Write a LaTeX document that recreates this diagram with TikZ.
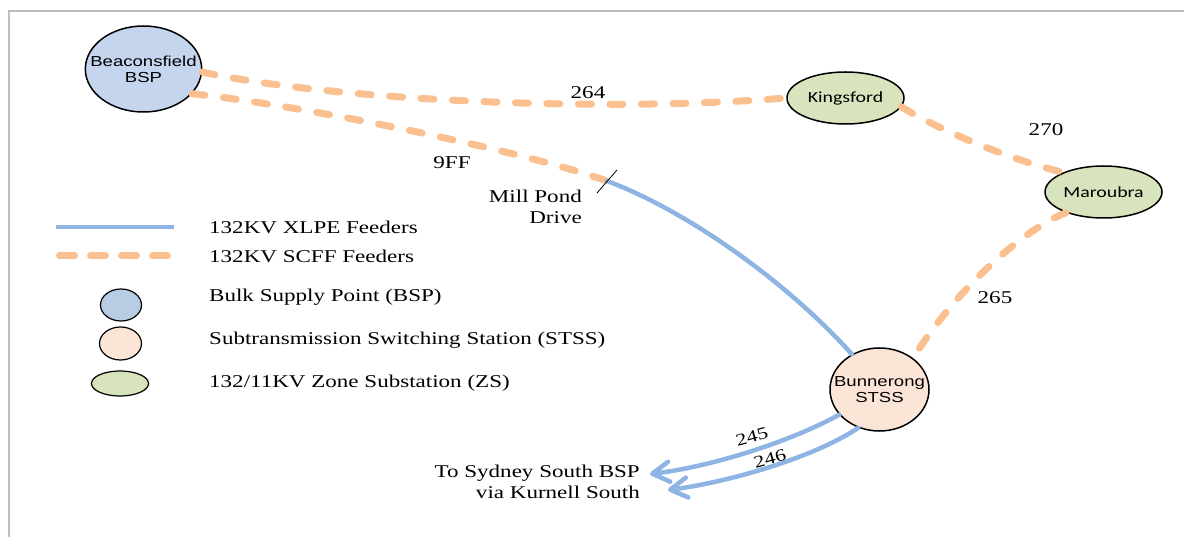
\documentclass[tikz,border=0pt]{standalone}
\usepackage{fontspec}
\setmainfont{Liberation Serif}[FakeStretch=1.28]
\setsansfont{Liberation Sans}[FakeStretch=1.28]
\newfontfamily\zonefont{Carlito}[FakeStretch=1.28]
\usetikzlibrary{shapes.geometric, arrows.meta}

\definecolor{xlpe}{RGB}{141,180,226}
\definecolor{scff}{RGB}{250,192,144}
\definecolor{bspfill}{RGB}{198,213,238}
\definecolor{bspkey}{RGB}{184,204,228}
\definecolor{stssfill}{RGB}{251,229,214}
\definecolor{zsfill}{RGB}{215,228,189}
\definecolor{framegray}{RGB}{190,190,190}

\begin{document}
\begin{tikzpicture}[x=1pt,y=1pt,yscale=-1,
    station/.style={ellipse, draw=black, line width=1.5pt, inner xsep=-12pt, inner ysep=-6pt,
      align=center, font=\sffamily\fontsize{14.5}{16}\selectfont},
    zone/.style={station, fill=zsfill, minimum width=117pt, minimum height=52pt,
      font=\zonefont\fontsize{15.5}{17}\selectfont},
    keymark/.style={ellipse, draw=black, line width=1.2pt, inner sep=0pt,
      minimum width=41pt, minimum height=32pt},
    xlpeline/.style={draw=xlpe, line width=4.5pt, line cap=round},
    scffline/.style={draw=scff, line width=7pt, line cap=round, dash pattern=on 13pt off 18.5pt},
    feederarrow/.style={xlpeline, -{Straight Barb[length=17pt,width=20pt,round]}},
    tag/.style={font=\fontsize{18}{21}\selectfont, inner sep=0pt},
    keytext/.style={tag, anchor=west}]
  \useasboundingbox (0,0) rectangle (1184,537);
  \draw[framegray, line width=2pt] (9,537) -- (9,11) -- (1184,11);

  % stations
  \node[station, fill=bspfill, minimum width=109pt, minimum height=86pt] (bsp) at (143.5,69) {Beaconsfield\\BSP};
  \node[zone] (king) at (845.5,98) {Kingsford};
  \node[zone] (mar) at (1103.5,192) {Maroubra};
  \node[station, fill=stssfill, minimum width=99pt, minimum height=83pt] (bun) at (879.5,389.5) {Bunnerong\\STSS};

  % feeders
  \coordinate (mp) at (607,181);
  \coordinate (tipA) at (650,474);
  \coordinate (tipB) at (668,490);
  \draw[scffline] (bsp.-3) .. controls (330,100) and (600,113) .. (king.west);
  \draw[scffline] (bsp.-27) .. controls (300,105) and (520,150) .. (mp);
  \draw[scffline] (king.-9) .. controls (935,128) and (1010,160) .. (mar.154);
  \draw[scffline] (mar.209) .. controls (1025,228) and (955,290) .. (bun.43);
  \draw[xlpeline] (mp) .. controls (685,210) and (785,280) .. (bun.128);
  \draw[black, line width=0.8pt] (mp) ++(-10,12) -- ++(20,-23);
  \draw[feederarrow] (bun.212) .. controls (790,442) and (710,467) .. (tipA);
  \draw[feederarrow] (bun.241) .. controls (815,457) and (730,482) .. (tipB);

  \node[tag] (n264) at (588,92.5) {264};
  \node[tag] (n9ff) at (452,163) {9FF};
  \node[tag] (n270) at (1046,130) {270};
  \node[tag] (n265) at (995,298) {265};
  \node[tag, rotate=15, font=\fontsize{17}{20}\selectfont] (n245) at (752,437) {245};
  \node[tag, rotate=15, font=\fontsize{17}{20}\selectfont] (n246) at (770,459) {246};
  \node[tag, align=right, anchor=east] (mill) at (582,207) {Mill Pond\\Drive};
  \node[tag, align=right, anchor=east] (sydney) at (640,482) {To Sydney South BSP\\via Kurnell South};

  % legend
  \draw[xlpeline, line cap=butt] (56,227) -- (174,227);
  \draw[draw=scff, line width=7pt, line cap=round, dash pattern=on 15pt off 16pt] (59.5,256) -- (167.5,256);
  \node[keymark, fill=bspkey] (keybsp) at (121,305) {};
  \node[keymark, fill=stssfill, minimum width=42pt, minimum height=33pt] (keystss) at (120.5,343.5) {};
  \node[keymark, fill=zsfill, minimum width=57pt, minimum height=25pt] (keyzs) at (120,383.5) {};
  \node[keytext] (txlpe) at (209,227) {132KV XLPE Feeders};
  \node[keytext] (tscff) at (209,256) {132KV SCFF Feeders};
  \node[keytext] (tbsp) at (209,297) {Bulk Supply Point (BSP)};
  \node[keytext] (tstss) at (209,340) {Subtransmission Switching Station (STSS)};
  \node[keytext] (tzs) at (209,383) {132/11KV Zone Substation (ZS)};
\end{tikzpicture}
\end{document}
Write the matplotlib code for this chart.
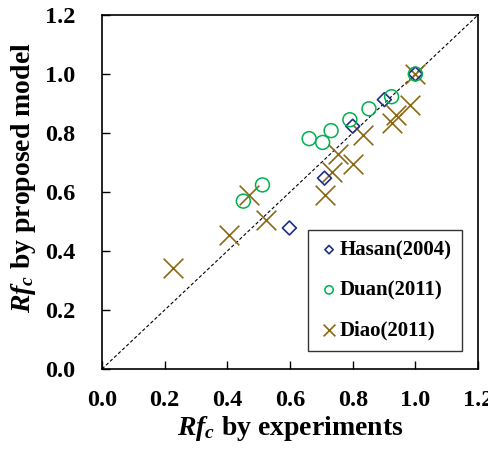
import numpy as np
import matplotlib
matplotlib.use('Agg')
import matplotlib.pyplot as plt

plt.rcParams['font.family'] = 'Liberation Serif'
plt.rcParams['font.weight'] = 'bold'
plt.rcParams['axes.labelweight'] = 'bold'
plt.rcParams['mathtext.fontset'] = 'custom'
plt.rcParams['mathtext.it'] = 'Liberation Serif:italic:bold'
plt.rcParams['mathtext.rm'] = 'Liberation Serif:bold'

# Hasan (2004)
hasan_x = [0.598, 0.710, 0.800, 0.901, 1.0]
hasan_y = [0.478, 0.647, 0.823, 0.913, 1.0]

# Duan (2011)
duan_x = [0.451, 0.512, 0.661, 0.704, 0.731, 0.791, 0.852, 0.924, 1.0]
duan_y = [0.569, 0.624, 0.781, 0.768, 0.808, 0.845, 0.882, 0.923, 1.0]

# Diao (2011)
diao_x = [0.228, 0.404, 0.523, 0.468, 0.712, 0.734, 0.752, 0.801, 0.832, 0.924, 0.939, 0.982, 1.0]
diao_y = [0.342, 0.455, 0.504, 0.591, 0.589, 0.668, 0.729, 0.695, 0.794, 0.835, 0.862, 0.896, 1.0]

ticks = [0.0, 0.2, 0.4, 0.6, 0.8, 1.0, 1.2]

fig = plt.figure(figsize=(4.89, 4.5), dpi=100)
ax = fig.add_axes([0.2086, 0.18, 0.769, 0.7867])

ax.plot([0, 1.2], [0, 1.2], color='black', linestyle=(0, (3, 2)), linewidth=0.8, zorder=1)
ax.scatter(hasan_x, hasan_y, marker='D', s=50, facecolors='none', edgecolors='#1f3080',
           linewidths=1.2, label='Hasan(2004)', zorder=3)
ax.scatter(duan_x, duan_y, marker='o', s=100, facecolors='none', edgecolors='#00b050',
           linewidths=1.1, label='Duan(2011)', zorder=3)
ax.scatter(diao_x, diao_y, marker='x', s=200, color='#8b6914', linewidths=1.2,
           label='Diao(2011)', zorder=2)

ax.set_xlim(0, 1.2)
ax.set_ylim(0, 1.2)
ax.set_xticks(ticks)
ax.set_yticks(ticks)
ax.set_xticklabels(['%.1f' % t for t in ticks])
ax.set_yticklabels(['%.1f' % t for t in ticks])
ax.tick_params(direction='in', length=6, width=1, labelsize=17.5)
ax.tick_params(axis='x', pad=15)
ax.tick_params(axis='y', pad=19)
for s in ax.spines.values():
    s.set_linewidth(1.2)

ax.set_xlabel('$Rf_c$ by experiments', fontsize=20, labelpad=2)
ax.set_ylabel('$Rf_c$ by proposed model', fontsize=20)
ax.yaxis.set_label_coords(-0.17, 0.54)

leg = ax.legend(loc='lower right', bbox_to_anchor=(0.957, 0.051), borderaxespad=0,
                fontsize=15, frameon=True, fancybox=False, edgecolor='black',
                handletextpad=0.0, handlelength=1.0, labelspacing=0.97, borderpad=0.5,
                markerscale=0.6)
leg.get_frame().set_linewidth(1.0)

fig.savefig('out.png', dpi=100)
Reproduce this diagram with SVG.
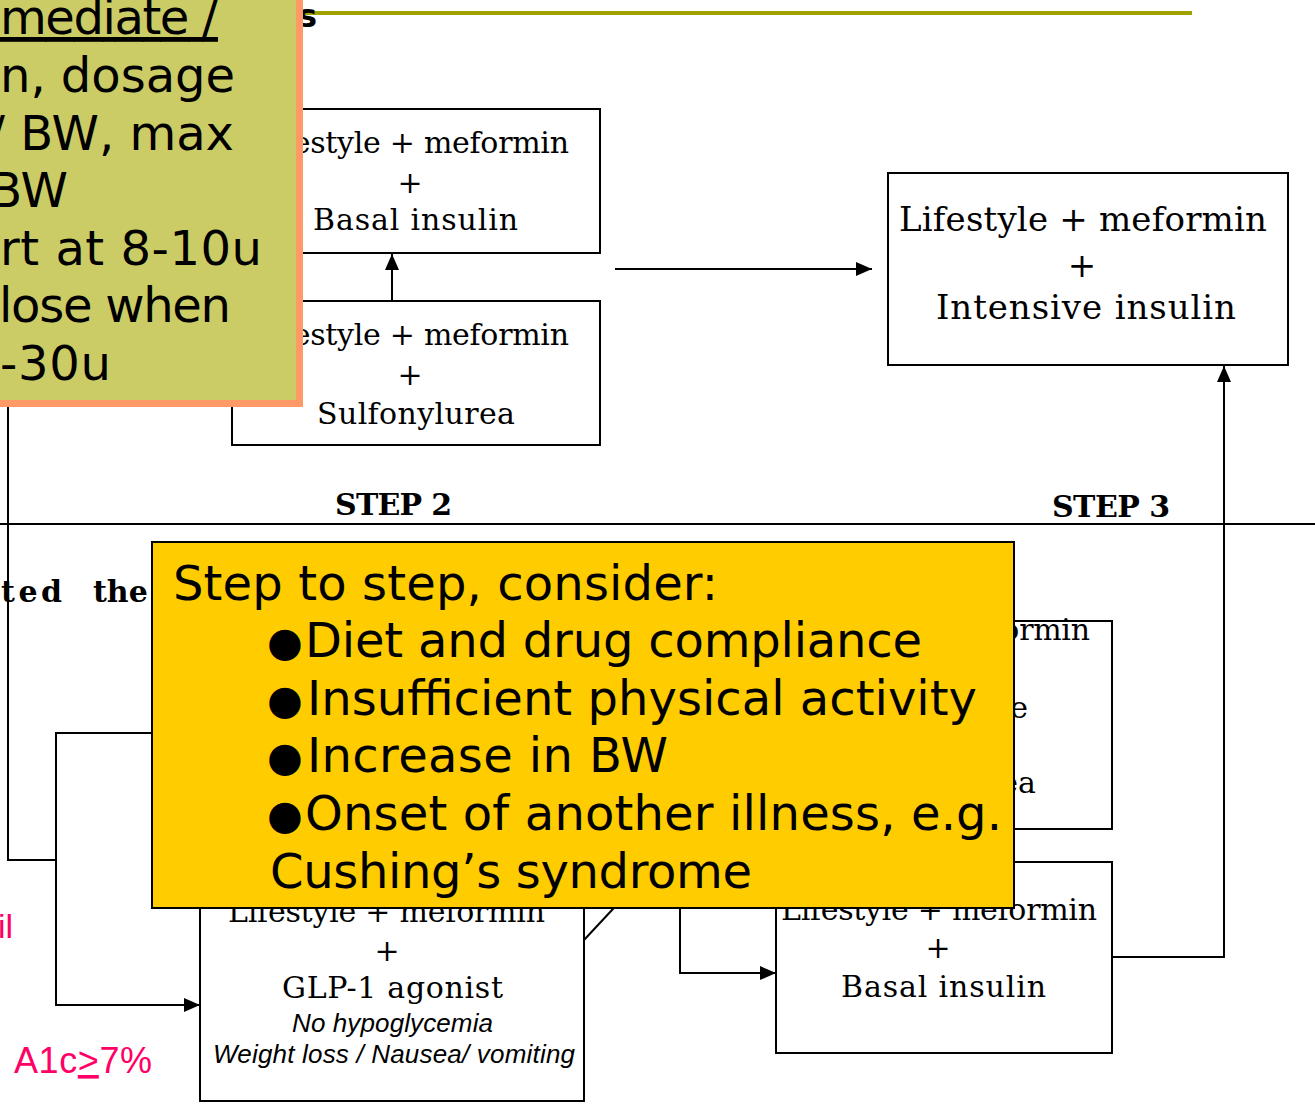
<svg xmlns="http://www.w3.org/2000/svg" width="1315" height="1104" viewBox="0 0 1315 1104">
<style>
.bx{fill:#fff;stroke:#000;stroke-width:2}
.ln{fill:none;stroke:#000;stroke-width:2}
.sf{font-family:"DejaVu Serif","Liberation Serif",serif;fill:#000}
.s30{font-size:30px}
.s34{font-size:34px}
.it{font-family:"Liberation Sans",Arial,sans-serif;font-style:italic;font-size:26px;fill:#000}
.bd{font-family:"DejaVu Serif","Liberation Serif",serif;font-weight:bold;font-size:30px;fill:#000}
.vs{font-family:"DejaVu Sans",Verdana,sans-serif;font-size:48px;fill:#000}
.bu{font-family:"DejaVu Sans",sans-serif;font-size:41px}
.pk{font-family:"Liberation Sans",Arial,sans-serif;fill:#ff0066}
</style>
<defs>
<marker id="ah" markerUnits="userSpaceOnUse" markerWidth="16" markerHeight="14" refX="16" refY="7" orient="auto">
<path d="M0,0 L16,7 L0,14 z" fill="#000"/>
</marker>
</defs>
<rect width="1315" height="1104" fill="#fff"/>
<g id="title">
<line x1="290" y1="13" x2="1192" y2="13" stroke="#a0a000" stroke-width="4"/>
<text x="317" y="27" text-anchor="end" style="font-family:'DejaVu Sans',Verdana,sans-serif;font-weight:bold;font-size:32px">s</text>
</g>
<g id="connectors">
<line class="ln" x1="392" y1="301" x2="392" y2="254" marker-end="url(#ah)"/>
<line class="ln" x1="615" y1="269" x2="872" y2="269" marker-end="url(#ah)"/>
<polyline class="ln" points="1112,957 1224,957 1224,366" marker-end="url(#ah)"/>
<polyline class="ln" points="8,400 8,860 56,860"/>
<polyline class="ln" points="200,733 56,733 56,1005 200,1005" marker-end="url(#ah)"/>
<line class="ln" x1="584" y1="940" x2="640" y2="880"/>
<polyline class="ln" points="680,880 680,973 776,973" marker-end="url(#ah)"/>
<line x1="0" y1="524" x2="1315" y2="524" stroke="#000" stroke-width="2"/>
</g>
<g id="node-basal-step2">
<rect class="bx" x="232" y="109" width="368" height="144"/>
<text class="sf s30" x="253" y="153" textLength="316">Lifestyle + meformin</text>
<text class="sf s30" x="410" y="193" text-anchor="middle">+</text>
<text class="sf s30" x="313" y="230" textLength="205">Basal insulin</text>
</g>
<g id="node-su-step2">
<rect class="bx" x="232" y="301" width="368" height="144"/>
<text class="sf s30" x="253" y="345" textLength="316">Lifestyle + meformin</text>
<text class="sf s30" x="410" y="385" text-anchor="middle">+</text>
<text class="sf s30" x="317" y="424" textLength="198">Sulfonylurea</text>
</g>
<g id="node-intensive">
<rect class="bx" x="888" y="173" width="400" height="192"/>
<text class="sf s34" x="899" y="231" textLength="368">Lifestyle + meformin</text>
<text class="sf s34" x="1082" y="277" text-anchor="middle">+</text>
<text class="sf s34" x="936" y="319" textLength="300">Intensive insulin</text>
</g>
<g id="node-mid-right">
<rect class="bx" x="760" y="621" width="352" height="208"/>
<text class="sf s30" x="1090" y="640" text-anchor="end" textLength="316">Lifestyle + meformin</text>
<text class="sf s30" x="1028" y="718" text-anchor="end">e</text>
<text class="sf s30" x="1036" y="793" text-anchor="end">ea</text>
</g>
<g id="node-glp1">
<rect class="bx" x="200" y="870" width="384" height="231"/>
<text class="sf s30" x="228" y="922" textLength="317">Lifestyle + meformin</text>
<text class="sf s30" x="387" y="961" text-anchor="middle">+</text>
<text class="sf s30" x="282" y="998" textLength="221">GLP-1 agonist</text>
<text class="it" x="292" y="1032" textLength="201">No hypoglycemia</text>
<text class="it" x="213" y="1063" textLength="362">Weight loss / Nausea/ vomiting</text>
</g>
<g id="node-basal-step3">
<rect class="bx" x="776" y="862" width="336" height="191"/>
<text class="sf s30" x="781" y="920" textLength="316">Lifestyle + meformin</text>
<text class="sf s30" x="938" y="958" text-anchor="middle">+</text>
<text class="sf s30" x="841" y="997" textLength="205">Basal insulin</text>
</g>
<g id="labels">
<text class="bd" x="335" y="515" textLength="117">STEP 2</text>
<text class="bd" x="1052" y="517" textLength="118">STEP 3</text>
<text class="bd" x="1" y="602" textLength="61">ted</text>
<text class="bd" x="93" y="602">the</text>
<text class="pk" x="-2" y="938" style="font-size:34px">il</text>
<text class="pk" x="14" y="1073" style="font-size:36px" textLength="138">A1c<tspan text-decoration="underline">&gt;</tspan>7%</text>
</g>
<g id="note-green">
<rect x="-10" y="-10" width="313" height="417" fill="#ff9966"/>
<rect x="-10" y="-10" width="306" height="410" fill="#cccc66"/>
<text class="vs" x="0" y="34" textLength="218" text-decoration="underline">mediate /</text>
<text class="vs" x="0" y="92" textLength="235">n, dosage</text>
<text class="vs" x="234" y="150" text-anchor="end">/ BW, max</text>
<text class="vs" x="68" y="207" text-anchor="end">BW</text>
<text class="vs" x="0" y="265" textLength="262">rt at 8-10u</text>
<text class="vs" x="-1" y="322" textLength="232">lose when</text>
<text class="vs" x="0" y="380" textLength="111">-30u</text>
</g>
<g id="note-yellow">
<rect x="152" y="542" width="862" height="366" fill="#ffcc00" stroke="#000" stroke-width="2"/>
<text class="vs" x="173" y="600" textLength="545">Step to step, consider:</text>
<text class="vs" y="657"><tspan class="bu" x="267" dy="-1">●</tspan><tspan x="305" dy="1" textLength="617">Diet and drug compliance</tspan></text>
<text class="vs" y="715"><tspan class="bu" x="267" dy="-1">●</tspan><tspan x="307" dy="1" textLength="670">Insufficient physical activity</tspan></text>
<text class="vs" y="772"><tspan class="bu" x="267" dy="-1">●</tspan><tspan x="307" dy="1" textLength="361">Increase in BW</tspan></text>
<text class="vs" y="830"><tspan class="bu" x="267" dy="-1">●</tspan><tspan x="305" dy="1" textLength="697">Onset of another illness, e.g.</tspan></text>
<text class="vs" x="270" y="888" textLength="482">Cushing’s syndrome</text>
</g>
</svg>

........

EXERCISE AIM.
Leave out the pictures and quote exactly the lines from the one where "Write the matplotlib code for this chart." appears to the one where "ax = fig.add_axes([0.2086, 0.18, 0.769, 0.7867])" appears, both ends counted.

SOLVED PROBLEM.
Write the matplotlib code for this chart.
import numpy as np
import matplotlib
matplotlib.use('Agg')
import matplotlib.pyplot as plt

plt.rcParams['font.family'] = 'Liberation Serif'
plt.rcParams['font.weight'] = 'bold'
plt.rcParams['axes.labelweight'] = 'bold'
plt.rcParams['mathtext.fontset'] = 'custom'
plt.rcParams['mathtext.it'] = 'Liberation Serif:italic:bold'
plt.rcParams['mathtext.rm'] = 'Liberation Serif:bold'

# Hasan (2004)
hasan_x = [0.598, 0.710, 0.800, 0.901, 1.0]
hasan_y = [0.478, 0.647, 0.823, 0.913, 1.0]

# Duan (2011)
duan_x = [0.451, 0.512, 0.661, 0.704, 0.731, 0.791, 0.852, 0.924, 1.0]
duan_y = [0.569, 0.624, 0.781, 0.768, 0.808, 0.845, 0.882, 0.923, 1.0]

# Diao (2011)
diao_x = [0.228, 0.404, 0.523, 0.468, 0.712, 0.734, 0.752, 0.801, 0.832, 0.924, 0.939, 0.982, 1.0]
diao_y = [0.342, 0.455, 0.504, 0.591, 0.589, 0.668, 0.729, 0.695, 0.794, 0.835, 0.862, 0.896, 1.0]

ticks = [0.0, 0.2, 0.4, 0.6, 0.8, 1.0, 1.2]

fig = plt.figure(figsize=(4.89, 4.5), dpi=100)
ax = fig.add_axes([0.2086, 0.18, 0.769, 0.7867])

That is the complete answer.